Girls with high cheekbones and hair dyed bright scarlet or green. Houses leaning sideways, after years of being buffeted by storms; firs bowed by ice, gales like moonstorms and people so full of life that young and old they seem to be dancing as they proceed along the hazardous icy pavements in the little towns. These are my first impressions of Lithuania.

Life beneath the razzmatazz seems hard. As in Poland, everybody here seems to have a passionate determination that they won’t get bowed down like the trees in the storms. I run along a road parallel to the highway to reach the first town Marijampole, 19km north of the Polish border. I continue on many small roads leading north, though more snowed in every day. On New Year’s Eve I’m invited in by a charming family who I meet at a little village store near Kazlu Ruda. They are Lena, who is Russian; Artur, a Lithuanian; Elzbieta and Ivan, their children; and Babai the cat. The apartment has no doors. I think they’re too busy to put them up as they both have three jobs. A teacher only earns the equivalent of US$30 a month. Lena looks like a ballet dancer. She’s tall, slim and very beautiful with long hair and seems to prance and whirl instead of just walking around. The most precious object in her apartment is the washing machine her husband bought after being away on a contracting job. There are presents and extra celebration, Lena explains, because Artur has just been paid for the first time for a year as his employer needed to keep his workers’ wages to stay in business.

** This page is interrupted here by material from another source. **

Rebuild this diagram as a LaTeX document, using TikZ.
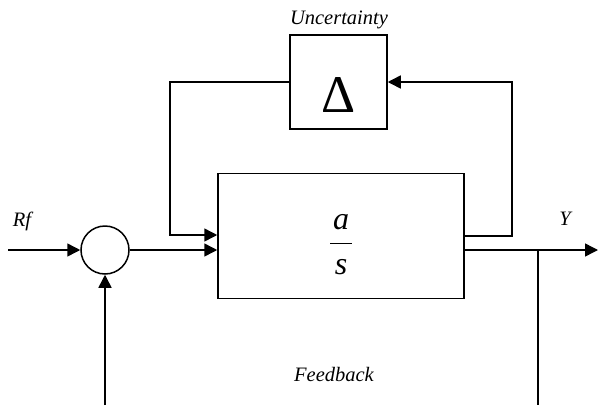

Lena is imitated by her three-year-old daughter, who’s been given rollerblades and is trying out the prancing on her skates. She keeps falling over, but laughs and gets up again, going for longer every time. It’s happy chaos and much fun. The cat leaps out of the way as if wishing it had rollerskates too and is practising quick escapes in the small living room that doubles as a bedroom. Lena empties my pack, putting clothes, that still seem to have bits of the forest from several different countries in them, into the wash. The washing itself is like a fiesta. Then Lena grabs some salts she says are great for the feet and flings them into the bath, a rare boon. There’s no door here either. For modesty’s sake she hangs up a blanket and throws me some of her clothes to wear, so I can get mine off for the wash.

After that we eat and eat. I’m so glad I bought sausage, cakes and chocolates at the little village store, but it isn’t much compared to what they give me to feast on. We watch the New Year celebrations on Lithuanian TV. Artur says that despite the show of optimism on TV, getting work is tough now. It’s not easy to get a visa to travel in most of Europe, and also they’re now required to have a visa for Russia, which they used not to need. They are proud that Lithuania in 1991 was the first country to become independent among the former Soviet republics, after much bloodshed through the years, but they also feel hemmed in, in a new kind of way.

As midnight approaches, we head gaily out with all the others pouring from apartments blocks, to see in the New Year. Lots of singing, and fireworks blaze their path beneath the crescent moon.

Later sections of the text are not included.